Andrew Leonard, sizing up Wall Street's quietude on the whole matter, put it best: "Everyone thinks that the inevitable panic will result in a deal, but if there's going to be a deal, there's no need to panic."
Beyond that, this whole "hostage crisis" is unique in that it's basically one in which the hostage taker hands the gun to the captives and insists that they switch positions. Which doesn't make sense, unless the entire "debt ceiling debate" is about politics. Which, of course, it is.
Of course, there is a danger in dicking around for too long. As Felix Salmon worries, "It’s increasingly looking like the best-case scenario is that America simply loses its triple-A credit rating — something which in and of itself will be pointless, dangerous, unnecessarily expensive and potentially catastrophic. The worst-case scenario, of course, is an outright default."
And to go back to Andrew Leonard, it's important to remember that we currently are working in a bubble of "paradoxical equillibrium," but at some point, something practical has to happen. He wrote, "It will take a few days for the competing plans to take final form and get voted on. If the House rejects Reid's plan and the Senate rejects Boehner's plan we'll be that much closer to the deadline and still have no deal. Today, the market yawns. Tomorrow?"
But do you see what the impediment is here? It's not the lack of a deal in the debt ceiling negotiations -- it's the negotiations themselves! The solution is to immediately bring these negotiations to a halt. (From there, they can raise the debt ceiling, and recommence "grand bargaining" in a threat-free environment ... or even do something about unemployment!

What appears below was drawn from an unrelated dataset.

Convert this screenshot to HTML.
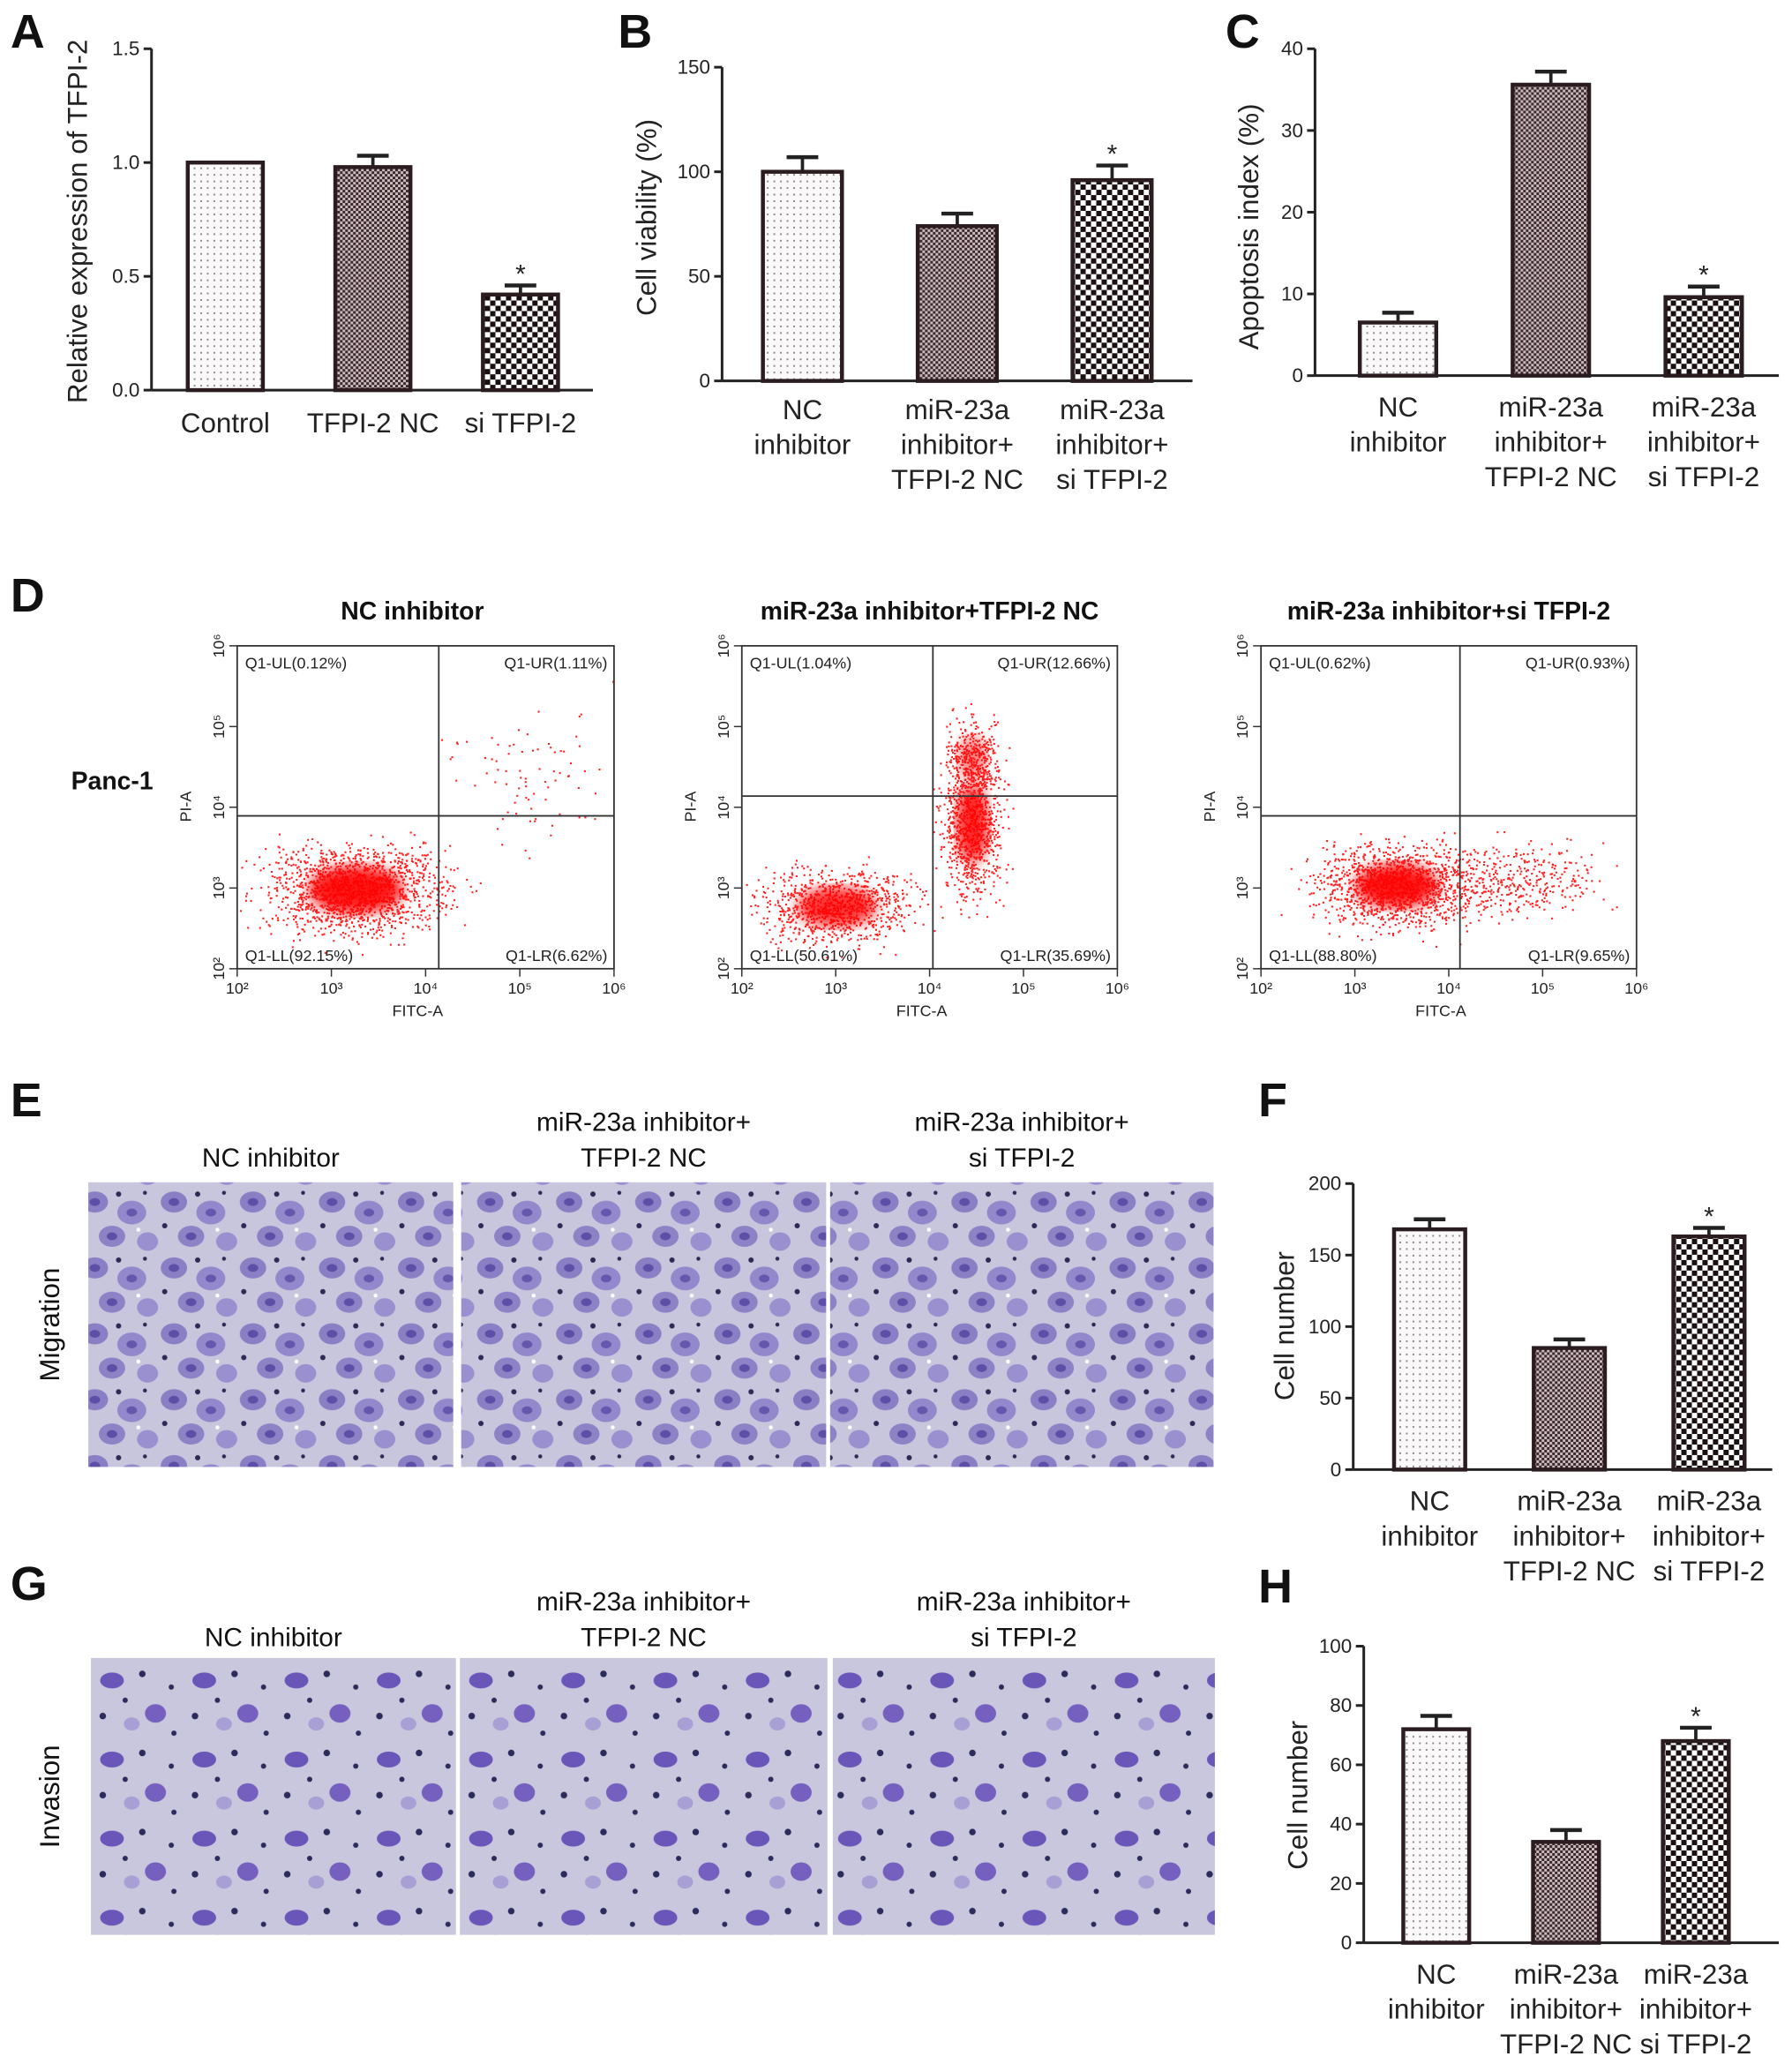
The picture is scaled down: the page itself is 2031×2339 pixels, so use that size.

Remember the massive unemployment crisis?)
Unfortunately for all of us, that's not likely to happen as long as continuing the political theater might be beneficial to someone's re-election hopes. Right now, the conventional wisdom holds that the advantage switches back to the White House, after Obama's call for citizens to contact their congresscritter and ask for a "balanced" solution crashed websites. As far as spectacle goes, that was pretty powerful. But if we don't end these faux-negotiations now, then these faux-negotiations will become standard operating procedure, forever.
But honestly, America, if you want to deliver the right message to your representative, you need to call them up, repeatedly, and make this simple demand: "Raise the damn debt ceiling."